_TASK INSTRUCTIONS_: Copy exactly, and only, the lines below from the first through the one containing "const categories = ['Con', 'VCO', 'Alx', 'Alx+VCO'];", both included; pictures are omitted.

_DATASET EXCERPT_:
"""
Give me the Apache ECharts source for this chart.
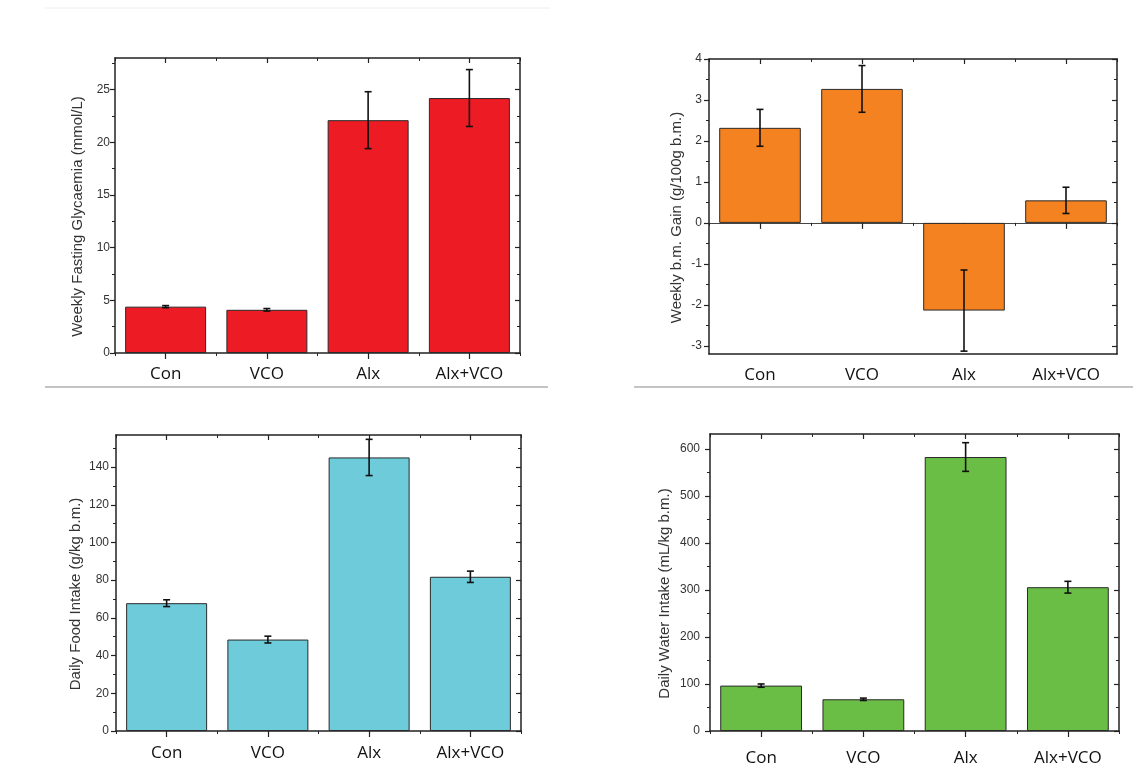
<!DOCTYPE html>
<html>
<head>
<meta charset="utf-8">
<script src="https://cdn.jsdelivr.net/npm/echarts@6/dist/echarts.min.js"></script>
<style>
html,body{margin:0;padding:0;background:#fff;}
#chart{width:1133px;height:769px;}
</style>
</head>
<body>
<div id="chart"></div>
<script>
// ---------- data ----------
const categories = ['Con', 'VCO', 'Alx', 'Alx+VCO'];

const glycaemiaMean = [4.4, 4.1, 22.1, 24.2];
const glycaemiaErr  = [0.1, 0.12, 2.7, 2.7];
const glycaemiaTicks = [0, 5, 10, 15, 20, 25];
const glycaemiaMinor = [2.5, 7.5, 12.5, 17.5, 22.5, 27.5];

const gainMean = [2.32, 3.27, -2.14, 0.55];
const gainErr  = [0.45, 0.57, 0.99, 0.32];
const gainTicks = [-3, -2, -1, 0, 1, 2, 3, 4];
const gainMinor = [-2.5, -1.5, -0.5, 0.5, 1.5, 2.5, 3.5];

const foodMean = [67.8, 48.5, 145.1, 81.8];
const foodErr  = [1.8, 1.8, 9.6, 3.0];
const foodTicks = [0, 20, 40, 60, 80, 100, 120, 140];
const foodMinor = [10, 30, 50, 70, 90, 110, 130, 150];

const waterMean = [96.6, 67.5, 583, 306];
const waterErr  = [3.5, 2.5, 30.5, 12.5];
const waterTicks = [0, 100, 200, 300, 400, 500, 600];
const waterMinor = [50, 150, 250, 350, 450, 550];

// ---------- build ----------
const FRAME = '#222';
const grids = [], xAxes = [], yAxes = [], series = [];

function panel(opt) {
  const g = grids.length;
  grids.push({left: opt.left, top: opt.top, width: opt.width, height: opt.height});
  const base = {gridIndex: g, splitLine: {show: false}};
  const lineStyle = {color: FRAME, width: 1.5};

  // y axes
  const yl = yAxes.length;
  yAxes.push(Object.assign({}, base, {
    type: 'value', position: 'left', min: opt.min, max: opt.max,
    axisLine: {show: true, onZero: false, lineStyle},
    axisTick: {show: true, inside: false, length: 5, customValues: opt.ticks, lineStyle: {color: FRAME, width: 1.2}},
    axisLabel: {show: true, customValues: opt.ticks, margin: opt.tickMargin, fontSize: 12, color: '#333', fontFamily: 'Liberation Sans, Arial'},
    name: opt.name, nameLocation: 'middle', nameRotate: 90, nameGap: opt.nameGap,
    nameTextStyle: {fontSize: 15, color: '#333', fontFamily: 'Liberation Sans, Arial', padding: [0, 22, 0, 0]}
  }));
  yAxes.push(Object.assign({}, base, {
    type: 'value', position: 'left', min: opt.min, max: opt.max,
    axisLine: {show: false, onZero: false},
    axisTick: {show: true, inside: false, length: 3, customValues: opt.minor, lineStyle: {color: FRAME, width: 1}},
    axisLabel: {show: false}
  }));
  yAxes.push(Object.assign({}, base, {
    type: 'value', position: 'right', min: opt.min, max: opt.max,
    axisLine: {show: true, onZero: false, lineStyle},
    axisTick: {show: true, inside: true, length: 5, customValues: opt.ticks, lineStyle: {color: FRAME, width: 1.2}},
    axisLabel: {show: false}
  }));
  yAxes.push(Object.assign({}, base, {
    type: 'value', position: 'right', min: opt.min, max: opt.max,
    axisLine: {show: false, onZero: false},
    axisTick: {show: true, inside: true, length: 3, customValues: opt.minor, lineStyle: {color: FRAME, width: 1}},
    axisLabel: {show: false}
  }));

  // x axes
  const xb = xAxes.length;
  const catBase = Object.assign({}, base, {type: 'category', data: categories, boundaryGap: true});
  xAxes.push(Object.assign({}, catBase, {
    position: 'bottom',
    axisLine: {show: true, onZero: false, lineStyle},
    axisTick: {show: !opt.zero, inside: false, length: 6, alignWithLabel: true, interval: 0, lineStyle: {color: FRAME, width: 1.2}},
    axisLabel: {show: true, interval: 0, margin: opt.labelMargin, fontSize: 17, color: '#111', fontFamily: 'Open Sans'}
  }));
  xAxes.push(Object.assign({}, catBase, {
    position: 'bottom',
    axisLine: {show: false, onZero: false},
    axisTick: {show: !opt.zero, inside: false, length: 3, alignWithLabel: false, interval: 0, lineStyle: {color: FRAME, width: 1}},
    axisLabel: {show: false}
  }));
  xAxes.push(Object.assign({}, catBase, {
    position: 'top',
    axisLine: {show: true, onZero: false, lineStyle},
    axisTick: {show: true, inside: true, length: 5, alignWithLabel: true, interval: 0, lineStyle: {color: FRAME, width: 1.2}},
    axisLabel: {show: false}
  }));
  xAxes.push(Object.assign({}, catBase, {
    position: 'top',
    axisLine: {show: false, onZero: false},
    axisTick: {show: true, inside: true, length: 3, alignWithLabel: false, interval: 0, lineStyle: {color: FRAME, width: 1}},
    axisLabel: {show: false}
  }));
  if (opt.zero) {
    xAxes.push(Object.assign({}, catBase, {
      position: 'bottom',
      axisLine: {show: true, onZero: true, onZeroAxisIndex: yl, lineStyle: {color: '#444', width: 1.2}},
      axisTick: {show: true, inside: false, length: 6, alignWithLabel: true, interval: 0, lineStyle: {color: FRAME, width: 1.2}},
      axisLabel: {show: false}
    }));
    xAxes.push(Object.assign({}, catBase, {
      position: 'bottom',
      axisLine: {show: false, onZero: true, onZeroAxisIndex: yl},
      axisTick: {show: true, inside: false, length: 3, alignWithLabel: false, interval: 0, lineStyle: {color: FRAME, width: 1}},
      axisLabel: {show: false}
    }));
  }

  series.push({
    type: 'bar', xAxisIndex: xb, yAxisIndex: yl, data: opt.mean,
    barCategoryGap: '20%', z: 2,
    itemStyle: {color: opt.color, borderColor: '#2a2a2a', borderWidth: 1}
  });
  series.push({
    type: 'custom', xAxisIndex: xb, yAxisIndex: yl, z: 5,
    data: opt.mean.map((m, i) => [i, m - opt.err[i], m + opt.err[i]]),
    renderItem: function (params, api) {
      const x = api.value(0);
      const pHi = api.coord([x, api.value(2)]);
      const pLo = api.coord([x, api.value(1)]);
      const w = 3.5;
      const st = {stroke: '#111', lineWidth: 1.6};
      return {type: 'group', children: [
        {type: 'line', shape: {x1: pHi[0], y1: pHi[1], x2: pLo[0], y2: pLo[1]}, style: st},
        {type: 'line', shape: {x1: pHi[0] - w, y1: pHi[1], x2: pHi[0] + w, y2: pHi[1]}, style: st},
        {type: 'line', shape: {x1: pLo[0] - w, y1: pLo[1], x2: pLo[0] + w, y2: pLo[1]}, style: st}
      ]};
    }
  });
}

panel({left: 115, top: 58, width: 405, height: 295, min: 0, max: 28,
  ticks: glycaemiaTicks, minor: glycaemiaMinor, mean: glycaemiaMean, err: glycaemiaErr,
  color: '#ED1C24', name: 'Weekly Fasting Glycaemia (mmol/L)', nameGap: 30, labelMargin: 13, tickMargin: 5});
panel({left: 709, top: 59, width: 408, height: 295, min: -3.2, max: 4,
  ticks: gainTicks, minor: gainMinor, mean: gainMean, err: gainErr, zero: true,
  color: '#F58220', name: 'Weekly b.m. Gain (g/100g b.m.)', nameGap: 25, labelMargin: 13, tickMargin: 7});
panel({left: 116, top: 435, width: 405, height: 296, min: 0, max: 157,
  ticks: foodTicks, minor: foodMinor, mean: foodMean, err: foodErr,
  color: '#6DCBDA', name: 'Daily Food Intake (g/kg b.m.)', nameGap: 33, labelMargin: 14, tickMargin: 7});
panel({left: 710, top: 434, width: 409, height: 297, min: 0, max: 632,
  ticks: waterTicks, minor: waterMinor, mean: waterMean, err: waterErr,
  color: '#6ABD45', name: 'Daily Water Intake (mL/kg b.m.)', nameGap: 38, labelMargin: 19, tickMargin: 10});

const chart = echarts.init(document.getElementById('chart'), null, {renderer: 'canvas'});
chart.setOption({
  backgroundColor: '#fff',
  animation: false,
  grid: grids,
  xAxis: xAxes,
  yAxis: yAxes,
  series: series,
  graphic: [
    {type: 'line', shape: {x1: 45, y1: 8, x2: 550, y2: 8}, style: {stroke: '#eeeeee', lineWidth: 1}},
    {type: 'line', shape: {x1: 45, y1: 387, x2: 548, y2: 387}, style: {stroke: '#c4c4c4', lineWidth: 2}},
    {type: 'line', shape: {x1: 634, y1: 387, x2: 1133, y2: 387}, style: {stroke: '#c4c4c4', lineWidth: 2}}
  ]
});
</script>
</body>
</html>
"""
_WRITTEN ANSWER_:
Give me the Apache ECharts source for this chart.
<!DOCTYPE html>
<html>
<head>
<meta charset="utf-8">
<script src="https://cdn.jsdelivr.net/npm/echarts@6/dist/echarts.min.js"></script>
<style>
html,body{margin:0;padding:0;background:#fff;}
#chart{width:1133px;height:769px;}
</style>
</head>
<body>
<div id="chart"></div>
<script>
// ---------- data ----------
const categories = ['Con', 'VCO', 'Alx', 'Alx+VCO'];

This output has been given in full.